● Description of the task: Reproduce the lines exactly, beginning with the line that has "Convert this chart to matplotlib code." and ending with the line that has "from matplotlib.ticker import". Images are left out.

------------------------

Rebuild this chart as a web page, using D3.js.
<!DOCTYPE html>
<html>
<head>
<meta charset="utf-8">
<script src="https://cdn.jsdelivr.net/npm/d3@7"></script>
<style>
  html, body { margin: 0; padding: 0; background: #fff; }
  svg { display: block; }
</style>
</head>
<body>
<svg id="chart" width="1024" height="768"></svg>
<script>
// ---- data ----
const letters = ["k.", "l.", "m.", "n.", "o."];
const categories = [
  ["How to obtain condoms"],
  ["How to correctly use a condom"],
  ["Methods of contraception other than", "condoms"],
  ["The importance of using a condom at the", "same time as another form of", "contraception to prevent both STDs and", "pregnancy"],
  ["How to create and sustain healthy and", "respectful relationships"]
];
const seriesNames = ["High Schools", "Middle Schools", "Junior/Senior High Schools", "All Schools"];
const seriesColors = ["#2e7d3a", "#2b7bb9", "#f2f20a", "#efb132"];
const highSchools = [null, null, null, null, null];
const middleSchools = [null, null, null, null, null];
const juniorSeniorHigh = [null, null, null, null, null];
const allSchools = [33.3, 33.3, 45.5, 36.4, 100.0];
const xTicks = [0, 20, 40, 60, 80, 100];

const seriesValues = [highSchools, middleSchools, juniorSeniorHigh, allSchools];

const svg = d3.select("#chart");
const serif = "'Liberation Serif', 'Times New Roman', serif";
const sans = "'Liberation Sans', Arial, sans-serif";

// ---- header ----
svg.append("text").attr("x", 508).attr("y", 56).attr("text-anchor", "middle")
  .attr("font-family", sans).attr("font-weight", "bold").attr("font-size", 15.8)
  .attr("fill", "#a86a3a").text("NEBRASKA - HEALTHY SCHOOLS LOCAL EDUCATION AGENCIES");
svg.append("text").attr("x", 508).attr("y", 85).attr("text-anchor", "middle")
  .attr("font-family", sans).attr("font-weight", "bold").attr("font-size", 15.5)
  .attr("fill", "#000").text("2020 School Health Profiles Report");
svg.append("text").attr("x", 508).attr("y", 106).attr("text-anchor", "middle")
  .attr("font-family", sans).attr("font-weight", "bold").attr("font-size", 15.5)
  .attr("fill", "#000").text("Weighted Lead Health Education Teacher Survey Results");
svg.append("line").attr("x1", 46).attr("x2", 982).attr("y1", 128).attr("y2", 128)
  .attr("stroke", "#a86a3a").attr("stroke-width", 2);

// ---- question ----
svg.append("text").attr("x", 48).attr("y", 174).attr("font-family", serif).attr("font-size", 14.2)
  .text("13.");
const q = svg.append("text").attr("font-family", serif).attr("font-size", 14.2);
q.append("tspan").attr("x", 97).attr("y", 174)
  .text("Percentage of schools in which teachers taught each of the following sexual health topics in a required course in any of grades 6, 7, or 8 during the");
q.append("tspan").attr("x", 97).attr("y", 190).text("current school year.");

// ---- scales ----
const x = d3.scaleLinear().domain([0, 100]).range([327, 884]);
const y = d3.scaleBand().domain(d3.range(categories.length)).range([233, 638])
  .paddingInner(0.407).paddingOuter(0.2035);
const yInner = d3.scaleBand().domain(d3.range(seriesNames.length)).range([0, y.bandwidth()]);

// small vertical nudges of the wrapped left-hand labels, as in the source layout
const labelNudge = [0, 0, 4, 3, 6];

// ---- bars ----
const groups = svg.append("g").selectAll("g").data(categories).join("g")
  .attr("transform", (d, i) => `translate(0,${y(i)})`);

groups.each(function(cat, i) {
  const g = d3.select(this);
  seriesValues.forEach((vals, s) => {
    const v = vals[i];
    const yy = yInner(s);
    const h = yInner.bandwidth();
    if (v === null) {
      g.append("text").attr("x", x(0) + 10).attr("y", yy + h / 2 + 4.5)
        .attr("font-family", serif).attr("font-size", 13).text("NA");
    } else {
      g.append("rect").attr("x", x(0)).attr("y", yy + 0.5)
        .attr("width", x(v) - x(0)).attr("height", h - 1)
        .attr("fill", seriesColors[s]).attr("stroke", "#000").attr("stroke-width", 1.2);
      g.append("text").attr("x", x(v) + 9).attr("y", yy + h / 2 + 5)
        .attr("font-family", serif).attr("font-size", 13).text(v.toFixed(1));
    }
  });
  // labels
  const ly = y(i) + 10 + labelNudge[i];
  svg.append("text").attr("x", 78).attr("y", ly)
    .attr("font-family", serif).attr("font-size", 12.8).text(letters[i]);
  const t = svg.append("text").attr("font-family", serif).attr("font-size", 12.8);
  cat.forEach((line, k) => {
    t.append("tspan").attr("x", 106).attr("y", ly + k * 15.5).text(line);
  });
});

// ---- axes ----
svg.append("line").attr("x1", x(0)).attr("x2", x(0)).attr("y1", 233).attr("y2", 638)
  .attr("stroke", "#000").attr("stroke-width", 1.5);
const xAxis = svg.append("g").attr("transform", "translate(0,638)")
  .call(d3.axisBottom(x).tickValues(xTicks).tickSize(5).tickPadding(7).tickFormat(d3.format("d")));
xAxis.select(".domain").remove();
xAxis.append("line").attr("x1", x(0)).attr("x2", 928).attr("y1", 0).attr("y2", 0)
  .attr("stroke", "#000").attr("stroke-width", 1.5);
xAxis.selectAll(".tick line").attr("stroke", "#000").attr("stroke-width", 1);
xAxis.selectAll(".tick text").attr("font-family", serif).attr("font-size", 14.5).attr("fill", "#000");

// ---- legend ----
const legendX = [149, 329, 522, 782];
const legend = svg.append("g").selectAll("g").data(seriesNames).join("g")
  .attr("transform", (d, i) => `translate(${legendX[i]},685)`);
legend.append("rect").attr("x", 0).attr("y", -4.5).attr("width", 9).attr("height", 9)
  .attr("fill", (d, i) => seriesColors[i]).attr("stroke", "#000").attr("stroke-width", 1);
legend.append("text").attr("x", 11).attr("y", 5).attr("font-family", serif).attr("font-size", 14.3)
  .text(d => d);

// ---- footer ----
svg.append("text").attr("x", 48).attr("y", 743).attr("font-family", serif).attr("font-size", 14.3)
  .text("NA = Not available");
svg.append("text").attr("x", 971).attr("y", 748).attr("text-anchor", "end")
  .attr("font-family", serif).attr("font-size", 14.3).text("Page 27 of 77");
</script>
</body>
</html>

------------------------

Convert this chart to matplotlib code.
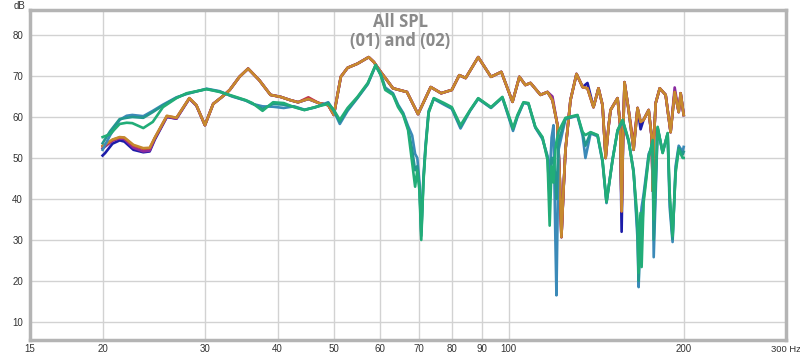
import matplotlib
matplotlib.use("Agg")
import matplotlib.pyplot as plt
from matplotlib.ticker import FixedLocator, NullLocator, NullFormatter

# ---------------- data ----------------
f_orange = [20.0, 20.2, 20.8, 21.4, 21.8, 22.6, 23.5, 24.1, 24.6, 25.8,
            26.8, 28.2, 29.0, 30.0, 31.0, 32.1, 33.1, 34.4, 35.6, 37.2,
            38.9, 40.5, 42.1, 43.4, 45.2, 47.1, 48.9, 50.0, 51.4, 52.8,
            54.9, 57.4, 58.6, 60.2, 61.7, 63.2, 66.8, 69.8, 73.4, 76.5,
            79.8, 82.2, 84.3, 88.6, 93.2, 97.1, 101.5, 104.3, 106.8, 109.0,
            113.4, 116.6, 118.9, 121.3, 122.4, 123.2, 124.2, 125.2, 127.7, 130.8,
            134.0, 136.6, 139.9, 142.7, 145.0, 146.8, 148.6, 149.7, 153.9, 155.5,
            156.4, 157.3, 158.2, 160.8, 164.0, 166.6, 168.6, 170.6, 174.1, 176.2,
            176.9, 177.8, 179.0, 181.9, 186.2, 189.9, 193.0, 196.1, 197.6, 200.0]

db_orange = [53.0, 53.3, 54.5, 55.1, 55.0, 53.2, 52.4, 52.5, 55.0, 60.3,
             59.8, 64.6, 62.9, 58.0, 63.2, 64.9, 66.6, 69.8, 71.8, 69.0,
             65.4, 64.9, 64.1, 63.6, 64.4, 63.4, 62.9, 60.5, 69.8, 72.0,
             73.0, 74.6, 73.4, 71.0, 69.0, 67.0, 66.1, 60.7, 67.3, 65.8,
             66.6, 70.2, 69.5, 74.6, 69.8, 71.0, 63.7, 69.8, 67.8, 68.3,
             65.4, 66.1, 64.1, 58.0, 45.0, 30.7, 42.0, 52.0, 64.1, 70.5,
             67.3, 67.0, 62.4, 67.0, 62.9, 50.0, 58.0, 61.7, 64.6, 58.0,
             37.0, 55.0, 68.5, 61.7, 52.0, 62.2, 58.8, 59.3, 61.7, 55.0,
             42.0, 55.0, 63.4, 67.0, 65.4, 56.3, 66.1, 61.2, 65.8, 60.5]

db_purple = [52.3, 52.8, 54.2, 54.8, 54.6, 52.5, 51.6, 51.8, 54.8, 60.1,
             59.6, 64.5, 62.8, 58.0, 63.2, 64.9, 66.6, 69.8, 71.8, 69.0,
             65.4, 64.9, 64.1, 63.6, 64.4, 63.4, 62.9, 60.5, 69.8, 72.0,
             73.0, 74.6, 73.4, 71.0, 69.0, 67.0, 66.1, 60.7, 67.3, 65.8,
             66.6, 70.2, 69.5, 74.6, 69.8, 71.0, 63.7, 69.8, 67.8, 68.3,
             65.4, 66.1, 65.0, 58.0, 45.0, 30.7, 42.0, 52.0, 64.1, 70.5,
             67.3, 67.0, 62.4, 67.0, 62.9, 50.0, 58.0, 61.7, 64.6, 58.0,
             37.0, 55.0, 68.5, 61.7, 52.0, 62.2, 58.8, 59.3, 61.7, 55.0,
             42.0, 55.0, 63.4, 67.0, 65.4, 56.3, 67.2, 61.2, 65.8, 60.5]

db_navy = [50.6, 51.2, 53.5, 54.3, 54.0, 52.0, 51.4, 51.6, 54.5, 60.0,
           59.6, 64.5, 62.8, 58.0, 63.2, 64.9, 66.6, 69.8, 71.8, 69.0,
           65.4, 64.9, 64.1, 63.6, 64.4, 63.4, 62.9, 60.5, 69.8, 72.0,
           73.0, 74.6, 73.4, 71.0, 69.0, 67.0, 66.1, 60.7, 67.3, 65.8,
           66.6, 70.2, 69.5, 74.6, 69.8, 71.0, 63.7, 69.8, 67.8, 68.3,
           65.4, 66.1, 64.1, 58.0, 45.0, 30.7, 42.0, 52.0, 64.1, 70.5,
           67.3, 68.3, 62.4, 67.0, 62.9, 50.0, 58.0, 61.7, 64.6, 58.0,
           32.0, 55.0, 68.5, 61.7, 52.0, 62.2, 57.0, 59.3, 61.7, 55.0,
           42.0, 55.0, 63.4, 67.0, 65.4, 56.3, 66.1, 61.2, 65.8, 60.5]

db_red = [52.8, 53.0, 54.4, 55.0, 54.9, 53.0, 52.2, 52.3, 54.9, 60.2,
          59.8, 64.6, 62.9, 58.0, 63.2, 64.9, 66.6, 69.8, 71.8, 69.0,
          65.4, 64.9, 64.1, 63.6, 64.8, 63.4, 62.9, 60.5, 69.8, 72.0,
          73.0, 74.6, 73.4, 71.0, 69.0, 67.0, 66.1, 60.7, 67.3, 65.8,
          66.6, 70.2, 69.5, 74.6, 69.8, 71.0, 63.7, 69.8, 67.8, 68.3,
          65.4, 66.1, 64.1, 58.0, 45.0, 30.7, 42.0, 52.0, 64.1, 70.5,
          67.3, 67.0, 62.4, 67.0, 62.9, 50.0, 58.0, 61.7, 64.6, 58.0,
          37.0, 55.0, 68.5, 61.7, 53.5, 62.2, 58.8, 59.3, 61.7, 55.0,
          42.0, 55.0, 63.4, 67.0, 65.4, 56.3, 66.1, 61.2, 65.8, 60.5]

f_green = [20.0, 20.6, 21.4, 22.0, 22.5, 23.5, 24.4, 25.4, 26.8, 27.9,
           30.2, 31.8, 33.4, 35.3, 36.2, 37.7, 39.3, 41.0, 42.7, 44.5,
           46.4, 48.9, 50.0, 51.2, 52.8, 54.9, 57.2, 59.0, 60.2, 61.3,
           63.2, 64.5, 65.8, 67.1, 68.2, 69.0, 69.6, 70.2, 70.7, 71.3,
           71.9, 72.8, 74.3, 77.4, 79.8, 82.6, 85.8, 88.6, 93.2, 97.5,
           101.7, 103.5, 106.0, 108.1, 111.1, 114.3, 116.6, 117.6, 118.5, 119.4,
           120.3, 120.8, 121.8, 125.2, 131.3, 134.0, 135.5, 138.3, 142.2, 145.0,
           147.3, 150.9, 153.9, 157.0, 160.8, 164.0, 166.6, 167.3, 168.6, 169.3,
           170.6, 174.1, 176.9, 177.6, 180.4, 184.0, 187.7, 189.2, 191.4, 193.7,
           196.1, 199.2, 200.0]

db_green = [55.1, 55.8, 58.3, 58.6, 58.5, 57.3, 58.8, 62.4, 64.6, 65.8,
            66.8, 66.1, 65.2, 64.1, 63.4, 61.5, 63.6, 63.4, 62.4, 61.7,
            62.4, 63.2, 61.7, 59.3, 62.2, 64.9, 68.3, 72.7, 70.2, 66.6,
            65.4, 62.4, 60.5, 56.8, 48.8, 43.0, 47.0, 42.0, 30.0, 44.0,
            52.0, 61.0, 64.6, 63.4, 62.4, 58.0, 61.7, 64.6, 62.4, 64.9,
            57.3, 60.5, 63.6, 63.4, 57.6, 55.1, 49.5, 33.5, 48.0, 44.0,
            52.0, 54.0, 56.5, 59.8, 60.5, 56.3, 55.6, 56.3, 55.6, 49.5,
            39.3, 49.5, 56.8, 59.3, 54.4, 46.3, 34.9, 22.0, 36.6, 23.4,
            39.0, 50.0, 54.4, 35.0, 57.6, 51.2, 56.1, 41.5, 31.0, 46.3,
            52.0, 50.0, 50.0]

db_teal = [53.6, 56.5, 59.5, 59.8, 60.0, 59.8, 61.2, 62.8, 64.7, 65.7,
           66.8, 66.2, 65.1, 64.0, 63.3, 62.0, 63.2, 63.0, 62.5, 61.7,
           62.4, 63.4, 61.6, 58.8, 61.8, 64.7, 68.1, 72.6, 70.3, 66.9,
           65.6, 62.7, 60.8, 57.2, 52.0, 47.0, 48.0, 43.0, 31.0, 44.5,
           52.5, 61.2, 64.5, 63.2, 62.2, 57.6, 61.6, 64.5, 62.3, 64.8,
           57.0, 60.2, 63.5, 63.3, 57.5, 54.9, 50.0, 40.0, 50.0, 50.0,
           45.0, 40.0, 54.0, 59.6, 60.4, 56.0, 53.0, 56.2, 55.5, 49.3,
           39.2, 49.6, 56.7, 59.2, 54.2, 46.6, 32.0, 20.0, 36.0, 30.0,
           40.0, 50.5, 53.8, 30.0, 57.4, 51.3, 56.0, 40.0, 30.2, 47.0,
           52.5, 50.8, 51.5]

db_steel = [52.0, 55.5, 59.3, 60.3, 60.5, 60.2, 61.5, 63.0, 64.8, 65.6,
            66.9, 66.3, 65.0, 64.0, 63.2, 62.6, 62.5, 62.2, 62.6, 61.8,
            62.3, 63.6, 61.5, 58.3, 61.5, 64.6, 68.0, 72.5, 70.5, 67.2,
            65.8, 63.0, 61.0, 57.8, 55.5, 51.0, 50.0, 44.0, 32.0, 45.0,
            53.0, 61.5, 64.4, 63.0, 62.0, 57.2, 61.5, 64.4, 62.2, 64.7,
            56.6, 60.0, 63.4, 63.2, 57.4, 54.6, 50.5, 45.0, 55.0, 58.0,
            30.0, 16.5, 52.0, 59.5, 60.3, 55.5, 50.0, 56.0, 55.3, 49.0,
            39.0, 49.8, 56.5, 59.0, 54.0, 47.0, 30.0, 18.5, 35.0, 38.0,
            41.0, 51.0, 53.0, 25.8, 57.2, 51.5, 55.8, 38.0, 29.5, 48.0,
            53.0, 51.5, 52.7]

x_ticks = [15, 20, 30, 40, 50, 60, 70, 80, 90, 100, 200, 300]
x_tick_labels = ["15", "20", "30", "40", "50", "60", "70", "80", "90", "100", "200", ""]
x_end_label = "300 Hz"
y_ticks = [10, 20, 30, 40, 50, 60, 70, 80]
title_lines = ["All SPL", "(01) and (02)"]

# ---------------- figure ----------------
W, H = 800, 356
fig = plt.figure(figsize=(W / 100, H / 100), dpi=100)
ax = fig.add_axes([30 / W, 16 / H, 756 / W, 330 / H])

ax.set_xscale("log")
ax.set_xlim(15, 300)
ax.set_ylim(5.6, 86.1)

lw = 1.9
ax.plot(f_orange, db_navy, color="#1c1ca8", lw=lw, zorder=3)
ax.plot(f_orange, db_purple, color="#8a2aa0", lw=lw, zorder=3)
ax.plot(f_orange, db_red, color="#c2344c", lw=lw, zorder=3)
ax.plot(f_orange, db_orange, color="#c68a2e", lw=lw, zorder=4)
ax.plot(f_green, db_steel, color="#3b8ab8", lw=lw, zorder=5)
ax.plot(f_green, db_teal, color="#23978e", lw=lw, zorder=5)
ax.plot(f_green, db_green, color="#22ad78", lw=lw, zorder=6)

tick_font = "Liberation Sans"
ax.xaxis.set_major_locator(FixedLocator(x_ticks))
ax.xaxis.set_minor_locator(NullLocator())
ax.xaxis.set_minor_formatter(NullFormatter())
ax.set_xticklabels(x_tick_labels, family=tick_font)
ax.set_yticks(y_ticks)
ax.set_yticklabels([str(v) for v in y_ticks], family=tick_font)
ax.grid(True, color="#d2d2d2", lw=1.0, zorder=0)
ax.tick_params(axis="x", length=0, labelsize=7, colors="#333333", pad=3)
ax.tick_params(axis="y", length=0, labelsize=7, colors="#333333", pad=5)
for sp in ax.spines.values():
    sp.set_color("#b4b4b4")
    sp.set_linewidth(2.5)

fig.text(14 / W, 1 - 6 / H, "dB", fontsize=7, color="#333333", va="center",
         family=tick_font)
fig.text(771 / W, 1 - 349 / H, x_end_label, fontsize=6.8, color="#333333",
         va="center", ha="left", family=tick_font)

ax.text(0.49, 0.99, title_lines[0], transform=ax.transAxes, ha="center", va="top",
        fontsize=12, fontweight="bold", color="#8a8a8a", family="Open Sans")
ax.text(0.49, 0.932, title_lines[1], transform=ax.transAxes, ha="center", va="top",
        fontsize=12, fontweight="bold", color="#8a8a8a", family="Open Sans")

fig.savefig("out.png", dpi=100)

------------------------

● Exercise answer:
Convert this chart to matplotlib code.
import matplotlib
matplotlib.use("Agg")
import matplotlib.pyplot as plt
from matplotlib.ticker import FixedLocator, NullLocator, NullFormatter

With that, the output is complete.